Watch fetches record $21.3 million at Swiss auction

Geneva (AFP) - A Patek Philippe gold watch billed as the most expensive -- and most complicated -- in the world fetched a record $21.3 million on Tuesday when it went under the hammer in Switzerland.

The sale of the "Henry Graves Supercomplication", a handcrafted timepiece named after its original owner, a New York banker who ordered it in 1925, weighs more than half a kilo and comprises 900 separate parts.

It had been expected to sell for $15 million at a Sotheby's jewel and watch auction in Geneva.

But frenzied bidding pushed the price up higher, and the final amount paid was "a new world record", Sotheby's said.

The winning bidder, who remained anonymous, will have to fork out a total of $24 million, including the commission.

It took Patek Philippe five years to assemble the watch, which has Graves's name on the dial.

Tim Bourne, Sotheby's worldwide head of watches, said the sale confirmed the watch's "superstar status".

Bourne called it an "icon of the 20th century, a masterpiece that elevates the discipline of watchmaking to art".

- 'Symbolises strength, power and money' -

A watch industry expert told AFP before the auction the timepiece was not just an immensely expensive accessory.

"This is not a watch you can wear. It is a watch that symbolises strength, power and money," he said.

The Patek Philippe piece displays not only the hour but also a plethora of other indicators: a perpetual calendar, the phases of the moon, sidereal time, indications for the time of sunset and sunrise, and the shifting night sky over Manhattan.

Its Westminster chimes sing joyfully every 15 minutes.

The watch has been up for sale once before, at a Sotheby's auction in New York in December 1999, when the Time Museum in Rockford, Illinois closed its doors and emptied its inventory.

That time, the exquisite timepiece went for a mere $11 million.

The watch was among 368 timepieces that were up for auction on Tuesday.

Wealthy collectors from around the world have descended on Geneva for four action-packed days at Sotheby's and rival house Christie's.

Christie's kicked off the bidding frenzy on Sunday with a special auction to mark 175 years of Patek Philippe watches, which saw 100 wrist and pocket watches go under the hammer for a total of $19,731,099.

That was double the original estimate, and set nine world records in the process, said Christie's, which raked in another $15 million on a second round of watch sales Monday evening.

At Christie's on Tuesday a diamond-decked brooch commissioned by France's empress Eugenie in 1855 went for $2 million, at the low end of the pre-sale estimate.

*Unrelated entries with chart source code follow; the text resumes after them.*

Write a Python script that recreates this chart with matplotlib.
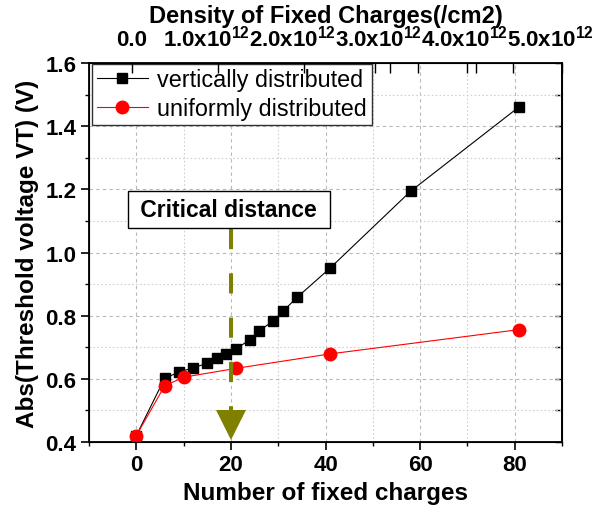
import matplotlib
matplotlib.use("Agg")
import matplotlib.pyplot as plt
from matplotlib.ticker import MultipleLocator, FixedLocator
from matplotlib.transforms import ScaledTranslation

plt.rcParams['font.family'] = ['Liberation Sans', 'DejaVu Sans']
plt.rcParams['mathtext.fontset'] = 'custom'
plt.rcParams['mathtext.rm'] = 'Liberation Sans:bold'
plt.rcParams['mathtext.bf'] = 'Liberation Sans:bold'
plt.rcParams['mathtext.it'] = 'Liberation Sans:bold'

# ---- data ----
vert_x = [0, 6, 9, 12, 15, 17, 19, 21, 24, 26, 29, 31, 34, 41, 58, 81]
vert_y = [0.42, 0.602, 0.621, 0.635, 0.649, 0.665, 0.679, 0.694, 0.724,
          0.752, 0.784, 0.814, 0.858, 0.951, 1.194, 1.462]
unif_x = [0, 6, 10, 21, 41, 81]
unif_y = [0.42, 0.578, 0.605, 0.633, 0.679, 0.756]
series_labels = ["vertically distributed", "uniformly distributed"]

x_ticks = [0, 20, 40, 60, 80]
x_ticklabels = ["0", "20", "40", "60", "80"]
y_ticks = [0.4, 0.6, 0.8, 1.0, 1.2, 1.4, 1.6]
y_ticklabels = ["0.4", "0.6", "0.8", "1.0", "1.2", "1.4", "1.6"]

top_ticks = [0.0, 1.0e12, 2.0e12, 3.0e12, 4.0e12, 5.0e12]
top_ticklabels = ["0.0", "1.0x10$^{12}$", "2.0x10$^{12}$", "3.0x10$^{12}$",
                  "4.0x10$^{12}$", "5.0x10$^{12}$"]
top_minor = [2.83e12, 3.33e12, 3.90e12, 4.43e12]

critical_distance = 20
annot_text = "Critical distance"

olive = "#808000"

fig = plt.figure(figsize=(6.05, 5.10), dpi=100)
ax = fig.add_axes([89/605, 1-443/510, (562-89)/605, (443-64)/510])

ax.set_xlim(-10, 90)
ax.set_ylim(0.4, 1.6)
ax.xaxis.set_minor_locator(MultipleLocator(10))
ax.yaxis.set_minor_locator(MultipleLocator(0.1))

ax.grid(True, which='major', linestyle=(0, (3, 3)), color='#b8b8b8', lw=0.8)
ax.grid(True, which='minor', linestyle=(0, (1.5, 2)), color='#d0d0d0', lw=0.8)
ax.set_axisbelow(True)

ax.plot(vert_x, vert_y, color='black', lw=0.8, marker='s', ms=7.2,
        mec='black', mfc='black', label=series_labels[0], zorder=3)
ax.plot(unif_x, unif_y, color='red', lw=0.8, marker='o', ms=9,
        mec='red', mfc='red', label=series_labels[1], zorder=4)

for sp in ax.spines.values():
    sp.set_linewidth(1.3)

ax.set_xticks(x_ticks)
ax.set_xticklabels(x_ticklabels, fontweight='bold')
ax.set_yticks(y_ticks)
ax.set_yticklabels(y_ticklabels, fontweight='bold')
ax.tick_params(axis='both', which='major', direction='out', length=6,
               width=1.2, labelsize=16, pad=3)
ax.tick_params(axis='both', which='minor', direction='out', length=3, width=1.0)

ax.set_xlabel("Number of fixed charges", fontsize=17.5, fontweight='bold', labelpad=4)
ax.set_ylabel("Abs(Threshold voltage VT) (V)", fontsize=17.5, fontweight='bold', labelpad=5)

# right axis: ticks inward, no labels
sec = ax.secondary_yaxis('right')
sec.set_yticks(y_ticks)
sec.yaxis.set_minor_locator(MultipleLocator(0.1))
sec.tick_params(axis='y', which='both', direction='in', length=5, width=1.0,
                labelright=False)
sec.spines['right'].set_linewidth(1.3)

# top axis
ax2 = ax.twiny()
ax2.set_xlim(-0.5e12, 5.0e12)
ax2.xaxis.set_major_locator(FixedLocator(top_ticks))
ax2.xaxis.set_minor_locator(FixedLocator(top_minor))
ax2.set_xticklabels(top_ticklabels, fontsize=16, fontweight='bold')
ax2.tick_params(axis='x', which='major', direction='in', length=7, width=1.0, pad=9)
ax2.tick_params(axis='x', which='minor', direction='in', length=7, width=1.0)
ax2.set_xlabel("Density of Fixed Charges(/cm2)", fontsize=17, fontweight='bold', labelpad=2)
off = ScaledTranslation(-12/100, 0, fig.dpi_scale_trans)
for i, lab in enumerate(ax2.get_xticklabels()):
    if i > 0:
        lab.set_transform(lab.get_transform() + off)

# critical distance annotation
ax.text(critical_distance - 0.4, 1.135, " " + annot_text + " ", fontsize=16.5,
        fontweight='bold', ha='center', va='center', zorder=6,
        bbox=dict(boxstyle='square,pad=0.3', fc='white', ec='black', lw=1.0))
ax.plot([critical_distance, critical_distance], [1.075, 0.47], color=olive, lw=2.9,
        linestyle=(0, (5, 6)), zorder=5, solid_capstyle='butt')
ax.plot([critical_distance], [0.454], marker='v', ms=21, color=olive, mew=0,
        zorder=5, clip_on=False)

leg = ax.legend(loc='upper left', bbox_to_anchor=(0.006, 0.998), borderaxespad=0,
                fontsize=16.8, handlelength=2.2, handletextpad=0.4, labelspacing=0.25,
                borderpad=0.2, fancybox=False, framealpha=1, edgecolor='#303030')
leg.get_frame().set_linewidth(1.0)
leg.set_zorder(10)

fig.savefig("out.png", dpi=100)
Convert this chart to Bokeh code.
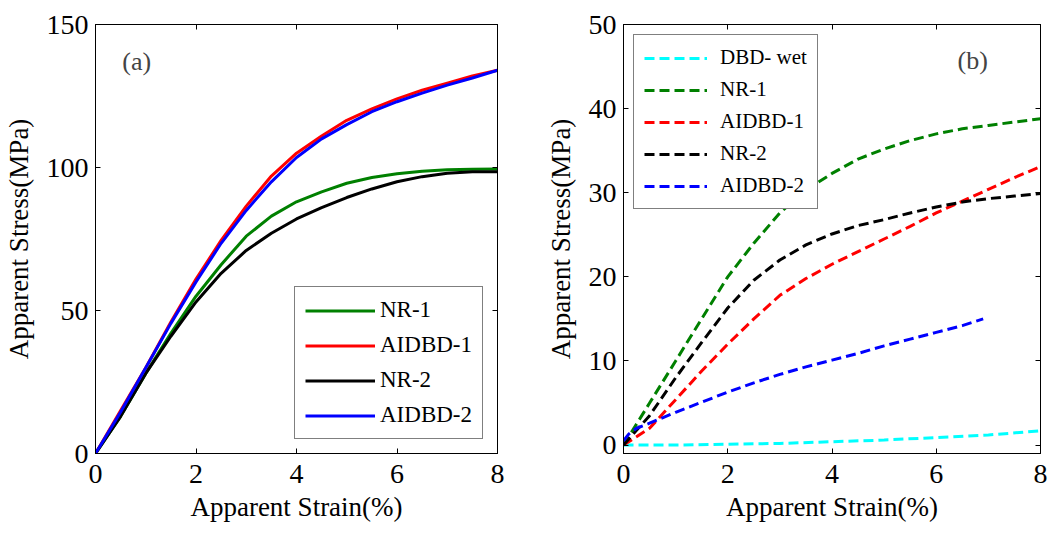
from bokeh.plotting import figure
from bokeh.layouts import row
from bokeh.models import (Legend, LegendItem, LinearAxis, Range1d, Label, FixedTicker,
                          CustomJSTickFormatter)
from bokeh.embed import file_html
from bokeh.resources import INLINE

# ---------- Panel (a) data ----------
strain_a = [0, 0.5, 1, 1.5, 2, 2.5, 3, 3.5, 4, 4.5, 5, 5.5, 6, 6.5, 7, 7.5, 8]
nr1_a = [0, 13, 28, 42, 55, 66, 76, 83, 88, 91.5, 94.5, 96.5, 97.8, 98.7, 99.2, 99.4, 99.5]
aidbd1_a = [0, 15, 30, 46, 61, 74.5, 86.5, 97, 105, 111, 116.5, 120.5, 124, 127, 129.5, 132, 134]
nr2_a = [0, 13, 28, 41, 53, 63, 71, 77, 82, 86, 89.5, 92.5, 95, 96.8, 98, 98.5, 98.5]
aidbd2_a = [0, 14.5, 30, 45.5, 60, 73.5, 85, 95, 103.5, 110, 115, 119.5, 123, 126, 128.8, 131.3, 134]

# ---------- Panel (b) data ----------
strain_b = [0, 0.5, 1, 1.5, 2, 2.5, 3, 3.5, 4, 4.5, 5, 5.5, 6, 6.5, 7, 7.5, 8]
dbd_wet_x = [0, 1, 2, 3, 4, 5, 6, 7, 8]
dbd_wet = [0, 0, 0.1, 0.2, 0.4, 0.6, 0.9, 1.2, 1.7]
nr1_b = [0, 5, 10, 15, 20, 24, 27.6, 30.3, 32.3, 34, 35.2, 36.2, 37, 37.6, 38, 38.4, 38.8]
aidbd1_b = [0, 2, 5.4, 8.8, 12, 15, 17.8, 19.8, 21.5, 23, 24.5, 26, 27.6, 29, 30.4, 31.8, 33.1]
nr2_b = [0, 3.5, 8, 12.2, 16.3, 19.6, 22, 23.8, 25.1, 26.1, 26.8, 27.6, 28.3, 28.9, 29.3, 29.6, 29.9]
aidbd2_x = [0, 0.1, 0.25, 0.5, 1, 1.5, 2, 2.5, 3, 3.5, 4, 4.5, 5, 5.5, 6, 6.5, 6.9]
aidbd2_b = [0.5, 1.3, 2.0, 2.6, 3.9, 5.1, 6.3, 7.4, 8.4, 9.3, 10.1, 10.9, 11.8, 12.6, 13.4, 14.2, 15.0]

x_ticks = [0, 2, 4, 6, 8]
y_ticks_a = [0, 50, 100, 150]
y_ticks_b = [0, 10, 20, 30, 40, 50]

FONT = "Liberation Serif"
LEG_FONT = "'Liberation Serif', serif"
GREEN, RED, BLACK, BLUE, CYAN = "#008000", "#ff0000", "#000000", "#0000ff", "#00ffff"


def make_fig(width, yr, yticks, mb_left, mb_right):
    p = figure(width=width, height=531, x_range=Range1d(0, 8), y_range=Range1d(*yr),
               output_backend="svg", toolbar_location=None,
               min_border_left=mb_left, min_border_right=mb_right,
               min_border_top=24, min_border_bottom=78)
    p.xgrid.visible = False
    p.ygrid.visible = False
    p.outline_line_color = "black"
    p.outline_line_width = 1
    p.xaxis.ticker = FixedTicker(ticks=x_ticks)
    p.yaxis.ticker = FixedTicker(ticks=yticks)
    for ax in (p.xaxis[0], p.yaxis[0]):
        ax.axis_line_color = "black"
        ax.major_tick_in = 5
        ax.major_tick_out = 0
        ax.minor_tick_line_color = None
        ax.major_label_text_font = FONT
        ax.major_label_text_font_size = "28px"
        ax.major_label_text_color = "black"
        ax.axis_label_text_font = FONT
        ax.axis_label_text_font_size = "27px"
        ax.axis_label_text_font_style = "normal"
        ax.axis_label_text_color = "black"
    p.xaxis.major_label_standoff = 11
    p.yaxis.major_label_standoff = 7
    p.xaxis.axis_label = "Apparent Strain(%)"
    p.yaxis.axis_label = "Apparent Stress(MPa)"
    p.xaxis.axis_label_standoff = 6
    p.yaxis.axis_label_standoff = 10
    blank = CustomJSTickFormatter(code="return '';")
    top = LinearAxis(ticker=FixedTicker(ticks=x_ticks), formatter=blank,
                     major_tick_in=5, major_tick_out=0, major_label_standoff=0,
                     minor_tick_line_color=None, axis_line_color="black")
    right = LinearAxis(ticker=FixedTicker(ticks=yticks), formatter=blank,
                       major_tick_in=5, major_tick_out=0, major_label_standoff=0,
                       minor_tick_line_color=None, axis_line_color="black")
    p.add_layout(top, "above")
    p.add_layout(right, "right")
    return p


# ---------- Panel (a) ----------
pa = make_fig(530, (0, 150), y_ticks_a, 95, 33)
la1 = pa.line(strain_a, nr1_a, line_color=GREEN, line_width=3)
la2 = pa.line(strain_a, aidbd1_a, line_color=RED, line_width=3)
la3 = pa.line(strain_a, nr2_a, line_color=BLACK, line_width=3)
la4 = pa.line(strain_a, aidbd2_a, line_color=BLUE, line_width=3)
leg_a = Legend(items=[LegendItem(label="NR-1", renderers=[la1]),
                      LegendItem(label="AIDBD-1", renderers=[la2]),
                      LegendItem(label="NR-2", renderers=[la3]),
                      LegendItem(label="AIDBD-2", renderers=[la4])],
               location="bottom_right", margin=14, padding=10, spacing=9,
               glyph_width=70, glyph_height=21, label_height=21, label_standoff=5,
               border_line_color="black", border_line_width=1,
               background_fill_color="white", background_fill_alpha=1)
leg_a.label_text_font = LEG_FONT
leg_a.label_text_font_size = "23px"
leg_a.label_text_color = "black"
pa.add_layout(leg_a, "center")
pa.add_layout(Label(x=0.82, y=137, text="(a)", text_align="center", text_baseline="middle",
                    text_font=FONT, text_font_size="26px"))

# ---------- Panel (b) ----------
pb = make_fig(520, (-1, 50), y_ticks_b, 93, 10)
dash = "10 5"
lb1 = pb.line(dbd_wet_x, dbd_wet, line_color=CYAN, line_width=3, line_dash=dash)
lb2 = pb.line(strain_b, nr1_b, line_color=GREEN, line_width=3, line_dash=dash)
lb3 = pb.line(strain_b, aidbd1_b, line_color=RED, line_width=3, line_dash=dash)
lb4 = pb.line(strain_b, nr2_b, line_color=BLACK, line_width=3, line_dash=dash)
lb5 = pb.line(aidbd2_x, aidbd2_b, line_color=BLUE, line_width=3, line_dash=dash)
leg_b = Legend(items=[LegendItem(label="DBD- wet", renderers=[lb1]),
                      LegendItem(label="NR-1", renderers=[lb2]),
                      LegendItem(label="AIDBD-1", renderers=[lb3]),
                      LegendItem(label="NR-2", renderers=[lb4]),
                      LegendItem(label="AIDBD-2", renderers=[lb5])],
               location="top_left", margin=10, padding=10, spacing=7,
               glyph_width=63, glyph_height=20, label_height=20, label_standoff=13,
               border_line_color="black", border_line_width=1,
               background_fill_color="white", background_fill_alpha=1)
leg_b.label_text_font = LEG_FONT
leg_b.label_text_font_size = "21px"
leg_b.label_text_color = "black"
pb.add_layout(leg_b, "center")
pb.add_layout(Label(x=6.7, y=45.7, text="(b)", text_align="center", text_baseline="middle",
                    text_font=FONT, text_font_size="26px"))

layout = row(pa, pb)
open("out.html", "w").write(file_html(layout, INLINE))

The piece had not been seen at auction in 125 years, Christie's said, stressing that it was "extremely rare for a jewel of such historic importance to be offered for sale".

At the same auction a diamond and sapphire necklace, the Blue Belle of Asia, which includes a legendary cushion-shaped sapphire of 392.52 carats, sold for $15.75 million, well above its estimate.

Sotheby's is also presenting a bit of royal history at its competing auction on Wednesday, offering up a stunning pearl necklace that once belonged to Josephine de Beauharnais (1807-1876), who later became queen of Sweden and Norway.

Sotheby's jewel chief David Bennet suggested the pearls, expected to fetch up to $1.5 million, may even have been handed down by the queen's grandmother and namesake, the first wife of Napoleon Bonaparte.

"It may well be that these pearls were originally in her collection as well," Bennet told AFP.